FUN. at the Santa Barbara Bowl, 9/7/13

Night fell over the Santa Barbara Bowl last Saturday, Sept. 7, and when the light dimmed, it was nearly impossible to see what was happening on stage. Then suddenly and softly, the sweet and mournful sound of a piano began to float over the crowd. Everyone shouted excitedlythe moment they’d anxiously anticipated for months commenced, and the most loyal fans recognized it as the intro track to FUN.’s new album, “Some Nights.”

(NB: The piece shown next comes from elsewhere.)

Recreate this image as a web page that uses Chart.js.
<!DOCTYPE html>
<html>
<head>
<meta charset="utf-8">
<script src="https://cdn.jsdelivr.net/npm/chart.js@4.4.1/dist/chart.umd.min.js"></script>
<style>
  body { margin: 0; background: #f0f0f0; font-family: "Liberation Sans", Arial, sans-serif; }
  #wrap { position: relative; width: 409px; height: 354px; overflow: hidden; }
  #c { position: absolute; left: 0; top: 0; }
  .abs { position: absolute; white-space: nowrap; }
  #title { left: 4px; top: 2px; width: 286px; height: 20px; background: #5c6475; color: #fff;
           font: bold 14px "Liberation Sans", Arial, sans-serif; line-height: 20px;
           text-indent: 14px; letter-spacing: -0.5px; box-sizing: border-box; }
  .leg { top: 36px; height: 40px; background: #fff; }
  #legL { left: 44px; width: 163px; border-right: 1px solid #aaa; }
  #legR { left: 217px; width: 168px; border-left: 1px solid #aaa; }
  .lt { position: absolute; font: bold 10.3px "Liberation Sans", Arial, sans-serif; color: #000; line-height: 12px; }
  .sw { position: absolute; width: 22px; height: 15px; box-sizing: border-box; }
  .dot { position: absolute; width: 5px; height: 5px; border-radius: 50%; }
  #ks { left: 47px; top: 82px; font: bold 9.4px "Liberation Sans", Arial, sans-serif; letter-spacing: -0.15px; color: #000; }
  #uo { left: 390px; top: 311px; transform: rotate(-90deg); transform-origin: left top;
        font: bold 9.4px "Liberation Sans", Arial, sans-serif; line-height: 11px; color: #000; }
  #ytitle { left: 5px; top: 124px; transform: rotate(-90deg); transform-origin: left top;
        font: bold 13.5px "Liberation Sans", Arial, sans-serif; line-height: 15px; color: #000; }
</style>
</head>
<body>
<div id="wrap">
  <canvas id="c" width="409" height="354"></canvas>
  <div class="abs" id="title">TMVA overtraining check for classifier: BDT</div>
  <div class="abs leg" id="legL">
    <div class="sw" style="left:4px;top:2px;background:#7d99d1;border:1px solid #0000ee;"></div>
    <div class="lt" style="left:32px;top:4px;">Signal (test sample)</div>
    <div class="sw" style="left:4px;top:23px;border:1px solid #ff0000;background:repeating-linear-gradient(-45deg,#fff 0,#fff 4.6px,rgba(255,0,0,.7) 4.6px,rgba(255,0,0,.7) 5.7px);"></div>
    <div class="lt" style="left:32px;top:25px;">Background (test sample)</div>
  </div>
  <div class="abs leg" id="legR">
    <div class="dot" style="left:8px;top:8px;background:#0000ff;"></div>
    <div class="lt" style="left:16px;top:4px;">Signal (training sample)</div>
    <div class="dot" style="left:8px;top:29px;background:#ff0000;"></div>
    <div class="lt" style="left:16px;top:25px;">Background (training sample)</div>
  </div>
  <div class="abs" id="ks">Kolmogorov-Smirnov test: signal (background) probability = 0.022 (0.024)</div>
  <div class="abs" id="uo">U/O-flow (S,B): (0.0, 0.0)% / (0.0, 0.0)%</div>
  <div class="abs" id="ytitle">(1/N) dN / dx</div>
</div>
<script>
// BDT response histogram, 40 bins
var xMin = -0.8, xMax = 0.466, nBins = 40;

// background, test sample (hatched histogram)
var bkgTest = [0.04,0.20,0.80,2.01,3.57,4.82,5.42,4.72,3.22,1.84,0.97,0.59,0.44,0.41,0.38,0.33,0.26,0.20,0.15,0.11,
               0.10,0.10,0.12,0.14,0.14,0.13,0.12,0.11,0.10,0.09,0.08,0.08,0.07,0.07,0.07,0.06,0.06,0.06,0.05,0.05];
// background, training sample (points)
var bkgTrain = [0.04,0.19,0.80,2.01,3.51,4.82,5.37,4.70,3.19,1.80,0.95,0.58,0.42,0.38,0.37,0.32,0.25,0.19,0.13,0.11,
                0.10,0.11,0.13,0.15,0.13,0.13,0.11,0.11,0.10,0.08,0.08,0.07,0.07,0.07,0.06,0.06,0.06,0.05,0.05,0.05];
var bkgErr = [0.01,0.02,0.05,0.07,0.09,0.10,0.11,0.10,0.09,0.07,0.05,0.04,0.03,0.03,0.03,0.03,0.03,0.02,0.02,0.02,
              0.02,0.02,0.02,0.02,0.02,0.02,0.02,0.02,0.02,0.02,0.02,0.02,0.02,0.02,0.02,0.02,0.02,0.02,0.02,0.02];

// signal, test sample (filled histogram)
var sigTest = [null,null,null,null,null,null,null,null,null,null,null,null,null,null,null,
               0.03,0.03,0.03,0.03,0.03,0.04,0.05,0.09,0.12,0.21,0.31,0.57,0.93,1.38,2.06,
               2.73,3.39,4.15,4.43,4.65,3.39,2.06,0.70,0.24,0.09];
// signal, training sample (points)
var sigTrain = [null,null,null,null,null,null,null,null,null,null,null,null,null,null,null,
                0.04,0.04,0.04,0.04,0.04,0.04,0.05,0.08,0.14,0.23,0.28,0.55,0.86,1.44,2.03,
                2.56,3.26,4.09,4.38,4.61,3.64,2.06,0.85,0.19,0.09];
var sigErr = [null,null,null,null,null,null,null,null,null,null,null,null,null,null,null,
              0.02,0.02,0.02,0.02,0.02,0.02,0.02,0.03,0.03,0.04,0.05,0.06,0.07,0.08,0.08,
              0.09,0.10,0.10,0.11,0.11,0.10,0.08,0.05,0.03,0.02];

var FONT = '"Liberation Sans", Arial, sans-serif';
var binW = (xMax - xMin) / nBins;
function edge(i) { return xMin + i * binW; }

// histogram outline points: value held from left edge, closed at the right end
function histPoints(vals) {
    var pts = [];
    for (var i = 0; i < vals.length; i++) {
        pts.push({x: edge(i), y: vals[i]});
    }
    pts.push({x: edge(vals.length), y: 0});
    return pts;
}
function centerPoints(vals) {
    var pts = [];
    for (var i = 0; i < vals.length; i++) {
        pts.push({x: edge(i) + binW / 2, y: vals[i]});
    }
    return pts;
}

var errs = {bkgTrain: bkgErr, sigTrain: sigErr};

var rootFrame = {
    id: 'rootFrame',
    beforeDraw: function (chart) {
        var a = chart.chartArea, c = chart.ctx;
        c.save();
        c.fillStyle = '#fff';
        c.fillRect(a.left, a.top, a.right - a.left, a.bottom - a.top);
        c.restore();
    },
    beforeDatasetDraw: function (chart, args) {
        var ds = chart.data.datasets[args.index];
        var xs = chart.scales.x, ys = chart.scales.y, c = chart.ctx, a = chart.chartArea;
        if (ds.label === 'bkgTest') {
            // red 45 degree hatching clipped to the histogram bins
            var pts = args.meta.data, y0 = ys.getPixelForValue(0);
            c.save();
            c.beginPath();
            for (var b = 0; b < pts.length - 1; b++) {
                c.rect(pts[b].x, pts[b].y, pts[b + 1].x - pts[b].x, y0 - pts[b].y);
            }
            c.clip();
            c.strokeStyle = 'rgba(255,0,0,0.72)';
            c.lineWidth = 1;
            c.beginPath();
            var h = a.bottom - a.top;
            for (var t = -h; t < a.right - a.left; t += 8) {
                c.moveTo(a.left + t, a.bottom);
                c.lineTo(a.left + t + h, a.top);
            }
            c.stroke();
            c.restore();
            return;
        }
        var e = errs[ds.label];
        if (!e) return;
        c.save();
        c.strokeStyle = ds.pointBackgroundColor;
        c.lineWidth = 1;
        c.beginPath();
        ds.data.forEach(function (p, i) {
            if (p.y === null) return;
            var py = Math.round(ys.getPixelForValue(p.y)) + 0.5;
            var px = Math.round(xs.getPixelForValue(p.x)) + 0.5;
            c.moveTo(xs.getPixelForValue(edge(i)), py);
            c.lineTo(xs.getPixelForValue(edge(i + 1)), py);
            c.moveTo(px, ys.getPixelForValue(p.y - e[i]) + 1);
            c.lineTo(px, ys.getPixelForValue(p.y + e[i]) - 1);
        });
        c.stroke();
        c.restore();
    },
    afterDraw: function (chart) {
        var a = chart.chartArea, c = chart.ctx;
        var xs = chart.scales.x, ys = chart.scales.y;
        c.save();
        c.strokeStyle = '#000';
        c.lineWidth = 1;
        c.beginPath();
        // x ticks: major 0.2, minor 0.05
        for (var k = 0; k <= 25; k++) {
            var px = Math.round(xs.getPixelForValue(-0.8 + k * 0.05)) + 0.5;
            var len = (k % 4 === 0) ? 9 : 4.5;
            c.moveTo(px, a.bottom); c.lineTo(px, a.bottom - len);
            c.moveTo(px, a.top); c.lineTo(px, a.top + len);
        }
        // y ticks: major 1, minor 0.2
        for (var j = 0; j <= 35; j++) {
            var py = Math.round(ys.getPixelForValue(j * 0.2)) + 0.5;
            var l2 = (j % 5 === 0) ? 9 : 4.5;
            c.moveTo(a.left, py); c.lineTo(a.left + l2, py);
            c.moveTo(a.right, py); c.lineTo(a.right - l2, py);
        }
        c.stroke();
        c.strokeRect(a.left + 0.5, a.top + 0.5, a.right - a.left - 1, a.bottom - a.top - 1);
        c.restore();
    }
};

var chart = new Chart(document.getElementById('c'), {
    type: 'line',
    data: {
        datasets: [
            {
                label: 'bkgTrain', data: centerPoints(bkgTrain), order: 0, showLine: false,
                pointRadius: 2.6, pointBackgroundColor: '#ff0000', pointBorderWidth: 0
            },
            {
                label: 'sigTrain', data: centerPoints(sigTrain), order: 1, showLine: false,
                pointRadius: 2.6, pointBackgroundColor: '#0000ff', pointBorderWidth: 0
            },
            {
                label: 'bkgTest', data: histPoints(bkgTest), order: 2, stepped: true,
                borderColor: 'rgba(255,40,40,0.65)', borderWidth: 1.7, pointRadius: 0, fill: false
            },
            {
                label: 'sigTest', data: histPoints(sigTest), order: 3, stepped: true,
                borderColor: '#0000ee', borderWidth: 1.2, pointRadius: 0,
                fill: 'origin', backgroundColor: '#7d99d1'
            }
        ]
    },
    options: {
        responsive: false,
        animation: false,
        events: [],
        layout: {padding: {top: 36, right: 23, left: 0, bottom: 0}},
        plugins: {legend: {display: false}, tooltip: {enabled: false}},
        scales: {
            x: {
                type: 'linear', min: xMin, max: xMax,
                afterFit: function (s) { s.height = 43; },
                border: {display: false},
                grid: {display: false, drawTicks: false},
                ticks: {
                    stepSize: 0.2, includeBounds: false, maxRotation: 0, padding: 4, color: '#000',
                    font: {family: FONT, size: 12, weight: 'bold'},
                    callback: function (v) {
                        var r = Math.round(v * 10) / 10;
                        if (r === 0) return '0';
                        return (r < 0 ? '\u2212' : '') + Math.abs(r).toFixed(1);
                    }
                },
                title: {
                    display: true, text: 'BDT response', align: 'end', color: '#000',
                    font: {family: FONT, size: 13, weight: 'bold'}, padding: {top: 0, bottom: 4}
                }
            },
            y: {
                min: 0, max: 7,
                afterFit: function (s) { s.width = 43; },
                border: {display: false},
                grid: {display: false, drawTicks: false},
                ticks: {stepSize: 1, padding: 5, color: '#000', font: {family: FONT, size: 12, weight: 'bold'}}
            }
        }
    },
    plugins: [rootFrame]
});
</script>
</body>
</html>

The lights came on and the band, much to the delight of the audience, was on stage and huddled around the piano and dressed in tuxedos. The short, yet dramatic song built and crescendoed, then the lights went out again. When they came back on, thirty seconds later, the band not only reconfigured themselves across the stage, but also completely changed their outfits (skinny jeans, short sleeve button up shirts, Vans knock offs — the band looks like it was straight out of a Urban Outfitters catalogue). Then they launched into the next song.

“And I put one foot in front of the other one,” A piercing tenor ripped through the air and the sweating, neon-clad crowd, who responded with a deafening “OH, OH, OH.” The piercing tenor belonged to Nate Ruess, lead vocals, who stood center stage and held a gold-painted microphone over his head as he listened to the sold out stadium filled with 5,000 people screamed his song back to him. He yelled something about not being able to hear us, and then ran across the stage to grab a mic stand, which he hoisted over his head the way a Spartan general would hoist a spear as he pumped his soldiers up for battle.

The show carried on with a barrage of lesser known songs like, “Walking the Dog,” “At Least I’m Not as Sad as I Used to Be,” and “What Have We Done (Oh My God).” At the finale of the extremely danceable song, “Bar Lights,” huge cannons launched thousands of strips of white paper into the air, creating a surreal snowing effect on the warm September night. The band saved their hits (“Carry On,” “We Are Young,” and the title track from the album “Some Nights”) for the second half of the show.

Then, in the most striking moment of the concert, the band announced that they would perform a cover song as the last song of the night, and launched into a rendition of Bruce Springsteen’s “Born to Run.”

The show ended in a marvelous display of frantic lights and sounds as the band thanked the fans profusely and retired, while the audience was left sitting in the pit, peeling white confetti from sweaty bodies.